## [Written problem]
Scan the data for lines with "chart" and report the count by itself.

## [Given data]
+ + + + + + +

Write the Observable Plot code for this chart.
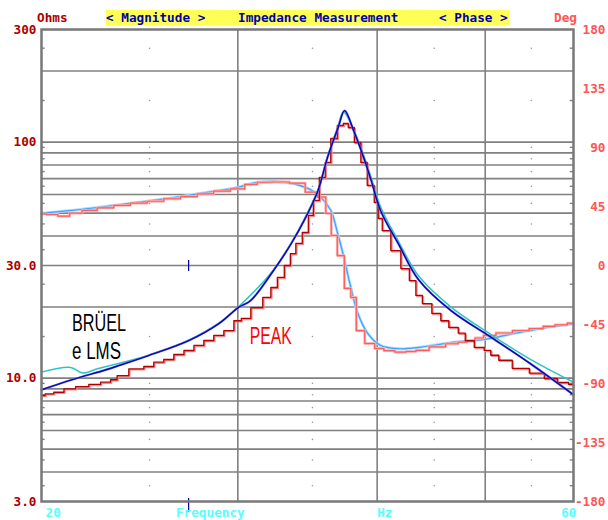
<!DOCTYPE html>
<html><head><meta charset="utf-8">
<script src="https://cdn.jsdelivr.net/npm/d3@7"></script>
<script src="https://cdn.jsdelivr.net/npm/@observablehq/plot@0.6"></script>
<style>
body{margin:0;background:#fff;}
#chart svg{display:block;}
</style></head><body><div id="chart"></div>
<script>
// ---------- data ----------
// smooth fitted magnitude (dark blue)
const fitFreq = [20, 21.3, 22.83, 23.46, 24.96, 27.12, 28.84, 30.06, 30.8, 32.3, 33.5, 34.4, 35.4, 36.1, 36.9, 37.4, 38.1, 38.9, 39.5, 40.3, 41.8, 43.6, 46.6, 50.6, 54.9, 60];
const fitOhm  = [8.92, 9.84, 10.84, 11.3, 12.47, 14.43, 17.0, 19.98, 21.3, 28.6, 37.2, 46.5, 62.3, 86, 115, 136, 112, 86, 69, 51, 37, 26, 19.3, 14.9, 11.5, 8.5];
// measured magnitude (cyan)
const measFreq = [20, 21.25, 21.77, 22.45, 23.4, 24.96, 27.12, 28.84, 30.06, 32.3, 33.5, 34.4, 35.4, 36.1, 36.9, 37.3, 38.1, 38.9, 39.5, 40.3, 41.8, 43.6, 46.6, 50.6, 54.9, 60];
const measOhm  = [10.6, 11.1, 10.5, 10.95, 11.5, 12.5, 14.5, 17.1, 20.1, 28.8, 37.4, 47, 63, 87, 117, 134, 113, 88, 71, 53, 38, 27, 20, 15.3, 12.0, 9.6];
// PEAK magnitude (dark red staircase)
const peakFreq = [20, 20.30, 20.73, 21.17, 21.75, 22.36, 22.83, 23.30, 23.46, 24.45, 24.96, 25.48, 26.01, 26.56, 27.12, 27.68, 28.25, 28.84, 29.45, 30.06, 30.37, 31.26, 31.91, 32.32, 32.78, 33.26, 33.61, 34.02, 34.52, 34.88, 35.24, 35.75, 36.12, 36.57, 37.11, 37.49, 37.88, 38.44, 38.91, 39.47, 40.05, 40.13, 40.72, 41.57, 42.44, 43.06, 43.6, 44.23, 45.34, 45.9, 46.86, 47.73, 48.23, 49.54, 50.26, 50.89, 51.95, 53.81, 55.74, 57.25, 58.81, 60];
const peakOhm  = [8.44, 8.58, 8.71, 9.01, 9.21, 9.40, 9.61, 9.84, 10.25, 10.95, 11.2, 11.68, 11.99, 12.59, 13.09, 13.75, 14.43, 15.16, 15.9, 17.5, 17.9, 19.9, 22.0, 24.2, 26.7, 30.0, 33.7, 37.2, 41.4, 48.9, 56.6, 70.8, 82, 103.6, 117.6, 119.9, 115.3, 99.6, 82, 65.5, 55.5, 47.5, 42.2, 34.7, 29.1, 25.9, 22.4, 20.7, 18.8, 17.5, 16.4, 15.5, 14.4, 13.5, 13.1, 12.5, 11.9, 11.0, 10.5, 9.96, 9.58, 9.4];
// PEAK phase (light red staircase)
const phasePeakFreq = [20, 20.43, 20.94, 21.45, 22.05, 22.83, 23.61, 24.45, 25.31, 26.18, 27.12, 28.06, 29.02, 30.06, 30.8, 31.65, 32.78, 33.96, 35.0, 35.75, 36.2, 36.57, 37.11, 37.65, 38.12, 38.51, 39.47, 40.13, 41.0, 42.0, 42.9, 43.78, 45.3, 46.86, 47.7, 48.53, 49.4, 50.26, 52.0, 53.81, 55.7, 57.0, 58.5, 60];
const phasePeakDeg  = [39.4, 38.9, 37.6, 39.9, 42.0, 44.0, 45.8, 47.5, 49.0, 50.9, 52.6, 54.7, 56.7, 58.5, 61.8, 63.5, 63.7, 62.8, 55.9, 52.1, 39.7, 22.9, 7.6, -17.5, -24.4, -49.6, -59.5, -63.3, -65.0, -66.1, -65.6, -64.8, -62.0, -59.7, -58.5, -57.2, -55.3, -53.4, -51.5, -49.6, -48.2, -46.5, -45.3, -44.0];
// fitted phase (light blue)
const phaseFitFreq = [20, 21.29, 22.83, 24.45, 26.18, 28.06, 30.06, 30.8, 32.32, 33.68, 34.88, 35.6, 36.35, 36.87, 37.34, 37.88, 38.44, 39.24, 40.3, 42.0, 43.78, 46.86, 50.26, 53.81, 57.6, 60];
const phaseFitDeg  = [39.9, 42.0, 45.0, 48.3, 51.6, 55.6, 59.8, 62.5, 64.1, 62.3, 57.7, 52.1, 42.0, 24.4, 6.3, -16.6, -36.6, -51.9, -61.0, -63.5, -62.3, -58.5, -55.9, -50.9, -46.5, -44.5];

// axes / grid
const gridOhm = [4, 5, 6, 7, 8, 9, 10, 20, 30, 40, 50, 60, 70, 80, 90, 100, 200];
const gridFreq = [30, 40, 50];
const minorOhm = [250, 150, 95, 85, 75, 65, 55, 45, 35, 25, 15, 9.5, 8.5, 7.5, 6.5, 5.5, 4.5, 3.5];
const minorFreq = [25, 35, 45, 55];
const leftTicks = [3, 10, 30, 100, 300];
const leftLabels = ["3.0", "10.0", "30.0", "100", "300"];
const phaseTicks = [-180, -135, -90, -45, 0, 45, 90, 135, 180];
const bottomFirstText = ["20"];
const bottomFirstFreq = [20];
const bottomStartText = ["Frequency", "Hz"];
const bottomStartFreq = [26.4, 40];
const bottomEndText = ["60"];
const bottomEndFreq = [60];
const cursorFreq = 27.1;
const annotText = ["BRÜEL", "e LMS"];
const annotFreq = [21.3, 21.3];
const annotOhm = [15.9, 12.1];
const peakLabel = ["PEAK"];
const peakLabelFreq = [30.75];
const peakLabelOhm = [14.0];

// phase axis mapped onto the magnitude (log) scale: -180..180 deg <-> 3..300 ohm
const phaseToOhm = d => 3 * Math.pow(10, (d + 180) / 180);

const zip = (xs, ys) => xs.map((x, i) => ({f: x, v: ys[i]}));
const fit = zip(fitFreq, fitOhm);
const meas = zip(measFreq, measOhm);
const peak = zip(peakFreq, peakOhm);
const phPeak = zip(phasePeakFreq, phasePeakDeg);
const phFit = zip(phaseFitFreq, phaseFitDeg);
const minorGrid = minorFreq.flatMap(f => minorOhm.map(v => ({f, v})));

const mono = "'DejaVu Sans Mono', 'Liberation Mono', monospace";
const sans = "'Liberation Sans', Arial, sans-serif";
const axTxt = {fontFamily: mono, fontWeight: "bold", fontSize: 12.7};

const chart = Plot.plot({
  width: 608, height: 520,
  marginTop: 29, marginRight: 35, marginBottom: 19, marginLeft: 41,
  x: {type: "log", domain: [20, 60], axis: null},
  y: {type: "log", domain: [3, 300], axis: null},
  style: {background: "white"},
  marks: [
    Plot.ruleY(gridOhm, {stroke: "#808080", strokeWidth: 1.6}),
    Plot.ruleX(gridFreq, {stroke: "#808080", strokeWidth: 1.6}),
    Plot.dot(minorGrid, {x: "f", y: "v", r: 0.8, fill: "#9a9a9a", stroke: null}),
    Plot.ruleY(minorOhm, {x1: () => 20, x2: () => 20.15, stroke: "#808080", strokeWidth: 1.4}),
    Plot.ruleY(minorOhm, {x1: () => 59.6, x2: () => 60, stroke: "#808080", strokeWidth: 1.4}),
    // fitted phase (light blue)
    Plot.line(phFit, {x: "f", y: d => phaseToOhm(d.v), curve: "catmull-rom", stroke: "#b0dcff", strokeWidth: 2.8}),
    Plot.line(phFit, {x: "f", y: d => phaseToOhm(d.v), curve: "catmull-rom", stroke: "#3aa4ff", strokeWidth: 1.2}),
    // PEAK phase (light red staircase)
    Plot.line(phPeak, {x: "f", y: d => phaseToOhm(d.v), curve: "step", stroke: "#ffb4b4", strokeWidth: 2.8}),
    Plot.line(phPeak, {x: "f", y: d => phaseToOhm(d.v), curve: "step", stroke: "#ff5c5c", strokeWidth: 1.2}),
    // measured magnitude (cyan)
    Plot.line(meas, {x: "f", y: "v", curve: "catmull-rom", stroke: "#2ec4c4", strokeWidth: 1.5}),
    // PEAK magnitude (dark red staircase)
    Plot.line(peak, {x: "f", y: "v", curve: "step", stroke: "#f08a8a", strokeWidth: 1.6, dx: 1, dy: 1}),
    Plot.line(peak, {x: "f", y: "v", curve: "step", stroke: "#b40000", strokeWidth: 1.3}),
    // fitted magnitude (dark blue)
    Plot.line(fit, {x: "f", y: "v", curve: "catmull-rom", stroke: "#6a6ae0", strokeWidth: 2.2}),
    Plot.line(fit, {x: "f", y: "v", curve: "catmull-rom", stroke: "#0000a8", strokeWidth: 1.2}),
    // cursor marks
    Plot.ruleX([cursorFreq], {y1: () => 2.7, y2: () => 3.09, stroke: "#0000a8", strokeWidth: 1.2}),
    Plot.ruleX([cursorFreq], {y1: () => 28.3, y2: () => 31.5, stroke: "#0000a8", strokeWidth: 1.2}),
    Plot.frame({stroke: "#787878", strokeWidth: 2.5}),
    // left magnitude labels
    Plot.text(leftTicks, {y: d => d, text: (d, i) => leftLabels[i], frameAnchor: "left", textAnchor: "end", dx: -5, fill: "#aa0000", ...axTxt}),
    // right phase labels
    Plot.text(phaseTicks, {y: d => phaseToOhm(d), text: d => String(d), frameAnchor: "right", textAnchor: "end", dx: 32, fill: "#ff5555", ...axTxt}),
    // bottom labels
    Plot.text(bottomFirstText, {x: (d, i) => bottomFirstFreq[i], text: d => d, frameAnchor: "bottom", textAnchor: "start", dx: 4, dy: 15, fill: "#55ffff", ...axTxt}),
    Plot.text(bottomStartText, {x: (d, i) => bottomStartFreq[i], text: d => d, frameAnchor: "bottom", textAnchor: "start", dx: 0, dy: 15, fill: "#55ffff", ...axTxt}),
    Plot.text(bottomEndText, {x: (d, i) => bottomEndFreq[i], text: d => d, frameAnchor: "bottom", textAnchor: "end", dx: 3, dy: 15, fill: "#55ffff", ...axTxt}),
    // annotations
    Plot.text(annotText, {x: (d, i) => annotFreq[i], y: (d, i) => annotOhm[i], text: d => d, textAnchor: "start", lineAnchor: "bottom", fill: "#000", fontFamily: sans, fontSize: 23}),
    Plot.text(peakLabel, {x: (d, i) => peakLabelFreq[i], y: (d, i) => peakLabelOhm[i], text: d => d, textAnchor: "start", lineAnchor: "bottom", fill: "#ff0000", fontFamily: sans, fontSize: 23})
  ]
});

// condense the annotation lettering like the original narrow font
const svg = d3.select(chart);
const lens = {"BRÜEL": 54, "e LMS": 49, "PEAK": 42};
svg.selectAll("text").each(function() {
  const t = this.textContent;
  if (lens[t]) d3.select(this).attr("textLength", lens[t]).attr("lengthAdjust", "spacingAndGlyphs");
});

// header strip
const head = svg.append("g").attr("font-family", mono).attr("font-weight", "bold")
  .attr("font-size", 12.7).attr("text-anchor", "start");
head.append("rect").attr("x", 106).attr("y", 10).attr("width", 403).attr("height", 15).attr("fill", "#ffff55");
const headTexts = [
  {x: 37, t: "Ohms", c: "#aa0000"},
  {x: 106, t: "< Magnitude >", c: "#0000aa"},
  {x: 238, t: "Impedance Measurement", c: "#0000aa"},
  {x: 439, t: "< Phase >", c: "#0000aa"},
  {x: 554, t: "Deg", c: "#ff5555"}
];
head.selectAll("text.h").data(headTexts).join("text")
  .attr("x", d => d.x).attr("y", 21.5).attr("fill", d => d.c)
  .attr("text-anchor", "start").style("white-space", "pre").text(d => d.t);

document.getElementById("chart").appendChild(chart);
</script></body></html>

+ + + + + + +

## [Finished exercise]
6